= Material =

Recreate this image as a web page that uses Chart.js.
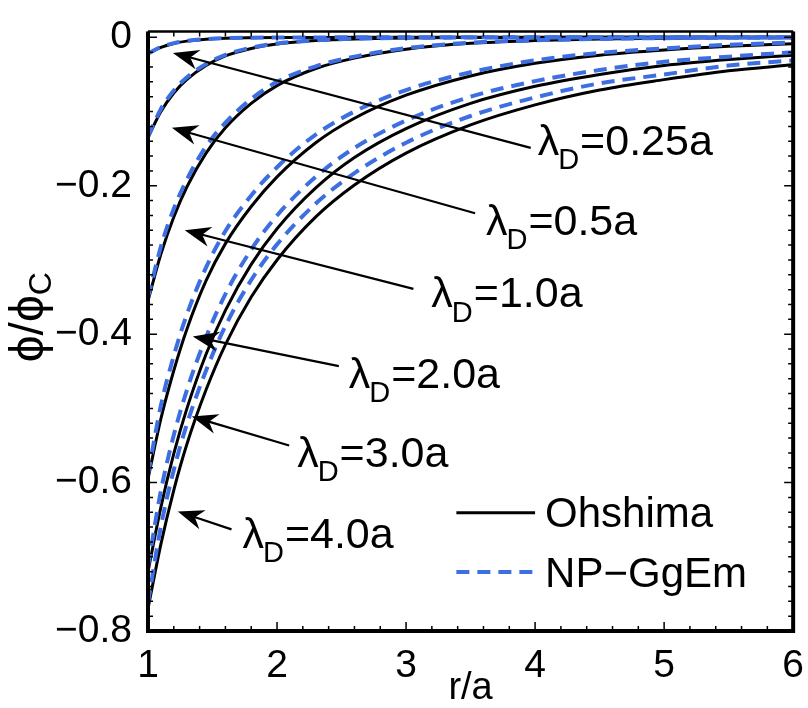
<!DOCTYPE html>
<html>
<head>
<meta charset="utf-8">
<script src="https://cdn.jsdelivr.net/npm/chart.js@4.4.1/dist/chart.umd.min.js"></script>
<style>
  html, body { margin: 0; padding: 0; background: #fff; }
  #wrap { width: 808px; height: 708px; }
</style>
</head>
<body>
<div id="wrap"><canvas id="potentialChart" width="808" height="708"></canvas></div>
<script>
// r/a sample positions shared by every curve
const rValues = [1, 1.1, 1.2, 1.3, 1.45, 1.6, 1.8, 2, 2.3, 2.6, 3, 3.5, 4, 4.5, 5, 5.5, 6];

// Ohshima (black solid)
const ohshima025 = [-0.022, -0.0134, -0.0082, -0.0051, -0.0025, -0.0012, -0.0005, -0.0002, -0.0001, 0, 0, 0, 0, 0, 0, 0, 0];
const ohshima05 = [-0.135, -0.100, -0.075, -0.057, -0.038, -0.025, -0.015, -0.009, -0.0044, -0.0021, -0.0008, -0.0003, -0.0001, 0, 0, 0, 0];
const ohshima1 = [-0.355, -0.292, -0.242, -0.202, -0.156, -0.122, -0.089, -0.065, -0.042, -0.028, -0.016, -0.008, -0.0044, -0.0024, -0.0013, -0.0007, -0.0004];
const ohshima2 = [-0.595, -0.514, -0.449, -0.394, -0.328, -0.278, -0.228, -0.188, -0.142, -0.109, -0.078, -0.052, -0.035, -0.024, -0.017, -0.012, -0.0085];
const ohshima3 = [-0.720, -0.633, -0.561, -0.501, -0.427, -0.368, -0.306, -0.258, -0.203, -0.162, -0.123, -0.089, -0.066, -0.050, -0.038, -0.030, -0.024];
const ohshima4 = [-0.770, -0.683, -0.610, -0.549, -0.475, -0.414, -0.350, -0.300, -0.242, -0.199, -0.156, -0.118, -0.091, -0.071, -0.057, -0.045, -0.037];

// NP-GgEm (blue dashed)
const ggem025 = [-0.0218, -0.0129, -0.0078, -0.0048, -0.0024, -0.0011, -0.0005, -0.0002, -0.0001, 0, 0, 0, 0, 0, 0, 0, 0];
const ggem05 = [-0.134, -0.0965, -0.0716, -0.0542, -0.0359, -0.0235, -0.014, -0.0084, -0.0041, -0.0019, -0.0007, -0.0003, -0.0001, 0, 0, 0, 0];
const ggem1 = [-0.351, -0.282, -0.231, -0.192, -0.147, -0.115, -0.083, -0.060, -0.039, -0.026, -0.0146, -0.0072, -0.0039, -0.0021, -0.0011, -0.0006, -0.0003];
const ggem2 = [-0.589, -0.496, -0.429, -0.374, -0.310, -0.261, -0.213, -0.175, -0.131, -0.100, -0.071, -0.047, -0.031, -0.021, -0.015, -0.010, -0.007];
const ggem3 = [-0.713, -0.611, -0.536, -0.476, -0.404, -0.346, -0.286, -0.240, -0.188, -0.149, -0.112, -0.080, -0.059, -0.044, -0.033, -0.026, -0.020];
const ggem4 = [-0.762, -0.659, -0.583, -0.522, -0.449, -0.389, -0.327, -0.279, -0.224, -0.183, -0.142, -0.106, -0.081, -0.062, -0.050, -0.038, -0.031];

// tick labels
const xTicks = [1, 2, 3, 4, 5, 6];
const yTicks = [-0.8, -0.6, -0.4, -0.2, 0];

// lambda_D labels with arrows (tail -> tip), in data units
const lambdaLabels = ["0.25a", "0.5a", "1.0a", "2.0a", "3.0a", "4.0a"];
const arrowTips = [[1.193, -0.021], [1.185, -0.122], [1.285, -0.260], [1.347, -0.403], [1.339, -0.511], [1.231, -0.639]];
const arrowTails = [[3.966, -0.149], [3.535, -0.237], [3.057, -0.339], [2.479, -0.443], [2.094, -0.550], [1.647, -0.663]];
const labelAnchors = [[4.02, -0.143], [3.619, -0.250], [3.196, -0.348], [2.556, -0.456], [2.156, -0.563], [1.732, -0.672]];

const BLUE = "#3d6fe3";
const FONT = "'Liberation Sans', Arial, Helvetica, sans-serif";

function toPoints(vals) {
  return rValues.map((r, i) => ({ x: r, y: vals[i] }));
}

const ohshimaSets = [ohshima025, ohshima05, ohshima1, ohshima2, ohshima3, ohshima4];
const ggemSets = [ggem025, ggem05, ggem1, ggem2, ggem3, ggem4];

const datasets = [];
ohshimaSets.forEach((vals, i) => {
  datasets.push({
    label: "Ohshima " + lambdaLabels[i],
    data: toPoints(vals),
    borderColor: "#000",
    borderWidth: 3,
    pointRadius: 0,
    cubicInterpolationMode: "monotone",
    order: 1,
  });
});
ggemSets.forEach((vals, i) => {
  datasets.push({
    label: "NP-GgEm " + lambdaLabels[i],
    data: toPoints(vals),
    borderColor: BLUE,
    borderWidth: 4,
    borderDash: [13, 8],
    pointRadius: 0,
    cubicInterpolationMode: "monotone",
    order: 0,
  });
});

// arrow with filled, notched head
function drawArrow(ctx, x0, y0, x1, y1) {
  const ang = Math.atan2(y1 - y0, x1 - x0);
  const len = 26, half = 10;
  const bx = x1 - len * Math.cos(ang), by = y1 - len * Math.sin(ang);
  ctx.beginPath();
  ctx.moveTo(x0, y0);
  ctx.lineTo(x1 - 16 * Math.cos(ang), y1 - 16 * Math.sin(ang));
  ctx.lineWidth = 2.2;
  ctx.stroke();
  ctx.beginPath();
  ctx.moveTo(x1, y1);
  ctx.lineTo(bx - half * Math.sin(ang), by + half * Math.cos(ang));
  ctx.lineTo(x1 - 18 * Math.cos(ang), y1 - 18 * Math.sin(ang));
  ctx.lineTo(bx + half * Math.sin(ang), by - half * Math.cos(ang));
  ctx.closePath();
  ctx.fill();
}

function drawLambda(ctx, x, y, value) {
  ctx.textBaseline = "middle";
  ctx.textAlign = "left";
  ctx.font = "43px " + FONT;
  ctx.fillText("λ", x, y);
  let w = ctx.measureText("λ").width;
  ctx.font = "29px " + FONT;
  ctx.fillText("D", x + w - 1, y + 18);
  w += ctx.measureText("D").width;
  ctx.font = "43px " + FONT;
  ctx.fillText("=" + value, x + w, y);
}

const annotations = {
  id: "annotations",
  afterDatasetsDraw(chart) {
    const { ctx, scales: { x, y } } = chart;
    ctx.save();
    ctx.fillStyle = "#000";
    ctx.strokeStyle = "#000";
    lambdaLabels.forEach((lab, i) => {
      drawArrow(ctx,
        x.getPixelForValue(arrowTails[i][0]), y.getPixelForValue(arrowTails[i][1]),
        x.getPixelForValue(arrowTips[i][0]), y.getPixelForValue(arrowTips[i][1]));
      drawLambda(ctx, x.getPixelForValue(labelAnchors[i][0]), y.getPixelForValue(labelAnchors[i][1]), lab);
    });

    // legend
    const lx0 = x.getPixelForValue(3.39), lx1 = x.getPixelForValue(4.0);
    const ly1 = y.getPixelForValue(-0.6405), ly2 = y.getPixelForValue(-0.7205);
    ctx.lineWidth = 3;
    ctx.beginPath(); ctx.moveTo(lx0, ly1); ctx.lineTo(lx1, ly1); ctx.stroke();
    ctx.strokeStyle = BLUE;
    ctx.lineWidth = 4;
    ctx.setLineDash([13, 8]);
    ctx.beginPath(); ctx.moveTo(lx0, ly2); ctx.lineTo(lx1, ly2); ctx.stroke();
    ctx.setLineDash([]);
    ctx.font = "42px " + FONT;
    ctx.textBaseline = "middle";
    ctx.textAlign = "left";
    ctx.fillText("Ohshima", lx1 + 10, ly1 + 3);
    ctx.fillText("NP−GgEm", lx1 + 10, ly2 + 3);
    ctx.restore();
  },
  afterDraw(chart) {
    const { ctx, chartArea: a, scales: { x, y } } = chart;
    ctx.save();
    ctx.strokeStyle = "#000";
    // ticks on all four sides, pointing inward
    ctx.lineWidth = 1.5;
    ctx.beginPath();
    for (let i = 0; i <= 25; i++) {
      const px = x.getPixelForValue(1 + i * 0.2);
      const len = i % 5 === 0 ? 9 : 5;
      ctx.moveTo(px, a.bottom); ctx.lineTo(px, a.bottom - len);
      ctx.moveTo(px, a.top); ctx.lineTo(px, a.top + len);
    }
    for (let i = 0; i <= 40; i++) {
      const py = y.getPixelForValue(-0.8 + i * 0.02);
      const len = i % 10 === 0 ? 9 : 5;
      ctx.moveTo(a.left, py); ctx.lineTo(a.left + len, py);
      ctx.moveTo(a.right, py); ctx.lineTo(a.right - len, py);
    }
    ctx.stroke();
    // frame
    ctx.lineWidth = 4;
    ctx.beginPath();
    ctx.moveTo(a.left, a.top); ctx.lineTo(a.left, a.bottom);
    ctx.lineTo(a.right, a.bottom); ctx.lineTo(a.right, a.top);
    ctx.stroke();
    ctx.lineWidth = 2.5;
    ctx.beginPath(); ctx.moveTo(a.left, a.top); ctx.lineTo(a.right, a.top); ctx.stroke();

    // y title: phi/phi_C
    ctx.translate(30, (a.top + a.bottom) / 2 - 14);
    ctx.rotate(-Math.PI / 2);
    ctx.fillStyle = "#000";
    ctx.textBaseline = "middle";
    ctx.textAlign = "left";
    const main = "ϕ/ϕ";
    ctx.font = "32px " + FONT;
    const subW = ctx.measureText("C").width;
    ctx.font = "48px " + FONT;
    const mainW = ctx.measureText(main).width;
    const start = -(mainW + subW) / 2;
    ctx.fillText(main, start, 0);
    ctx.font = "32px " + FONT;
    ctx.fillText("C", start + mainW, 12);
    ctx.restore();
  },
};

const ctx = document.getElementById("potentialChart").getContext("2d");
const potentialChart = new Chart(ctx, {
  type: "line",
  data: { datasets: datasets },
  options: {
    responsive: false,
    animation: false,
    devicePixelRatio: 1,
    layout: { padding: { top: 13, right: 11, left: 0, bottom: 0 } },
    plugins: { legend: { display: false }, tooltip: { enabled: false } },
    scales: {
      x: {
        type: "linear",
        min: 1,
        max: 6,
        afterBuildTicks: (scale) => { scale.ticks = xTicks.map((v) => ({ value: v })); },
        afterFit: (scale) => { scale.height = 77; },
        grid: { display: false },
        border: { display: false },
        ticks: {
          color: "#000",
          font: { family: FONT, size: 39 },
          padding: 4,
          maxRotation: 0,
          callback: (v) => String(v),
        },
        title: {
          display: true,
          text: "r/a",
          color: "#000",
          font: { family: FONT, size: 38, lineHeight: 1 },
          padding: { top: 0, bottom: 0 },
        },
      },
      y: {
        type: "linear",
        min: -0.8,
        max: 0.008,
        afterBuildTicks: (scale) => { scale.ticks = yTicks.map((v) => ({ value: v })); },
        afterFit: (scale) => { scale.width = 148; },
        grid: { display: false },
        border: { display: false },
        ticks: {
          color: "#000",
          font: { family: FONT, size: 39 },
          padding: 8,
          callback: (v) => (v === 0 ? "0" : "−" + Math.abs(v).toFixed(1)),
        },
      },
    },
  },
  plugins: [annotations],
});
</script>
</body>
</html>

= Problem to solve =
Take the material above from its first line through the line holding "-0.057, -0.045, -0.037];" and set it down exactly, without the pictures.

= Exercise solution =
Recreate this image as a web page that uses Chart.js.
<!DOCTYPE html>
<html>
<head>
<meta charset="utf-8">
<script src="https://cdn.jsdelivr.net/npm/chart.js@4.4.1/dist/chart.umd.min.js"></script>
<style>
  html, body { margin: 0; padding: 0; background: #fff; }
  #wrap { width: 808px; height: 708px; }
</style>
</head>
<body>
<div id="wrap"><canvas id="potentialChart" width="808" height="708"></canvas></div>
<script>
// r/a sample positions shared by every curve
const rValues = [1, 1.1, 1.2, 1.3, 1.45, 1.6, 1.8, 2, 2.3, 2.6, 3, 3.5, 4, 4.5, 5, 5.5, 6];

// Ohshima (black solid)
const ohshima025 = [-0.022, -0.0134, -0.0082, -0.0051, -0.0025, -0.0012, -0.0005, -0.0002, -0.0001, 0, 0, 0, 0, 0, 0, 0, 0];
const ohshima05 = [-0.135, -0.100, -0.075, -0.057, -0.038, -0.025, -0.015, -0.009, -0.0044, -0.0021, -0.0008, -0.0003, -0.0001, 0, 0, 0, 0];
const ohshima1 = [-0.355, -0.292, -0.242, -0.202, -0.156, -0.122, -0.089, -0.065, -0.042, -0.028, -0.016, -0.008, -0.0044, -0.0024, -0.0013, -0.0007, -0.0004];
const ohshima2 = [-0.595, -0.514, -0.449, -0.394, -0.328, -0.278, -0.228, -0.188, -0.142, -0.109, -0.078, -0.052, -0.035, -0.024, -0.017, -0.012, -0.0085];
const ohshima3 = [-0.720, -0.633, -0.561, -0.501, -0.427, -0.368, -0.306, -0.258, -0.203, -0.162, -0.123, -0.089, -0.066, -0.050, -0.038, -0.030, -0.024];
const ohshima4 = [-0.770, -0.683, -0.610, -0.549, -0.475, -0.414, -0.350, -0.300, -0.242, -0.199, -0.156, -0.118, -0.091, -0.071, -0.057, -0.045, -0.037];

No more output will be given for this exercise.